Upsell Opportunities Worth Mentioning

Once you're on site fitting a staircase, there are natural add-ons that increase job value without significantly extending time:

  • LED step lighting: recessed LED strip or individual step lights cost £50–£150 per tread installed. A 13-tread flight with lighting adds £650–£2,000 to the job. The customer usually loves it; you're routing a groove and clipping in a driver.
  • Understairs storage conversion: boxing in the void with a fitted door, shelving, or pull-out drawers. Supply and fit typically £500–£2,000 depending on complexity. Easy upsell when the customer is already watching the stair come out.
  • Glass panel upgrade: switching from spindles to frameless glass panels adds £800–£2,000 to materials and two to four hours extra fitting. Opens up the hallway visually and is a popular premium option.
  • Wax or lacquer finishing: if you don't do it yourself, refer a finisher and take a margin. Unfinished oak looks rough and the customer will come back to you when it marks. Quote finishing as a separate line item.
  • Soft-close drawers under stairs: for understairs kitchenette or storage fit-outs. More cabinetry than staircase work, but a natural extension if you have the skills.

Carpenter vs Staircase Specialist: When to Use Which

Not every staircase job needs a staircase company. Understanding the difference saves you from under-pricing complex work or over-complicating simple jobs.

Use a kit staircase (carpenter fits)

  • Straight or quarter-turn flight with standard dimensions
  • New-build or loft conversion where spec is basic
  • Customer budget under £3,000 all-in
  • Replacement like-for-like with off-the-shelf spindle pack

Use a staircase specialist

  • Curved, helical, or cantilevered flights requiring bespoke fabrication
  • Structural steel spine or floating-tread design needing engineering input
  • Non-standard dimensions (extra-wide, very shallow pitch, unusual materials)
  • Customer budget above £8,000 where quality expectations require specialist finish

As a joiner, you can still earn on specialist jobs by managing the supply chain — sourcing the staircase, coordinating delivery and fitting, and adding your project management margin on top. You don't have to fit everything yourself to make money on everything you quote.

Common Pricing Mistakes to Avoid

  • Not allowing for plaster make-good. Removing an old staircase always damages the surrounding plasterwork.
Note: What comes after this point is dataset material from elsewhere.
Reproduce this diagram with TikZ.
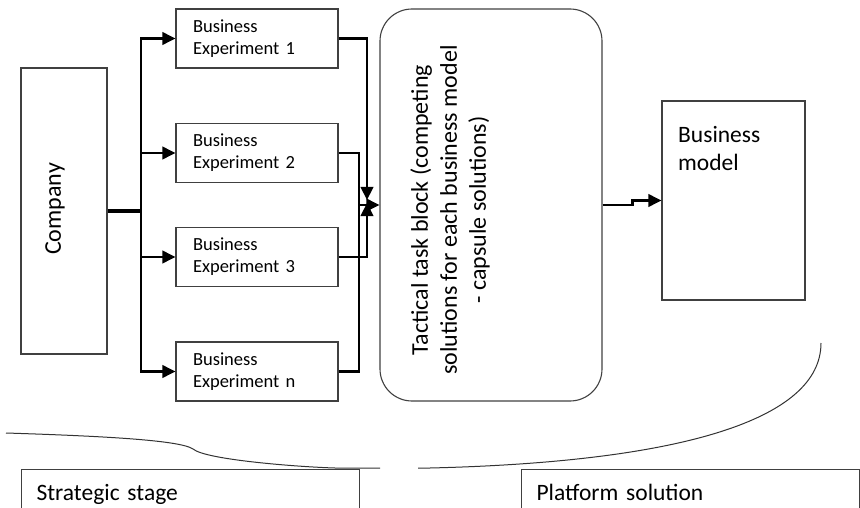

Either include it or exclude it explicitly — leaving it ambiguous causes disputes.
  • Ignoring delivery logistics. A 3.6 m stair flight delivered to a terraced house with a narrow hallway is a two-person job on arrival alone. Price accordingly or confirm the customer has help available.
  • Assuming the floor-to-floor height is what the customer says it is. Always measure it yourself on survey. A 10 mm error in total rise creates a non-compliant riser height across every step.
  • Not specifying what the quote includes. Handrail to top landing? Newel cap? Finishing? Customer assumes yes to everything if you don't specify. Line-item your quotes.
  • Underpricing because you haven't done many staircase jobs. Kit staircases look simple but the setting-out, shimming, and scribing to walls takes experience. Price to your actual time, not the theoretical minimum.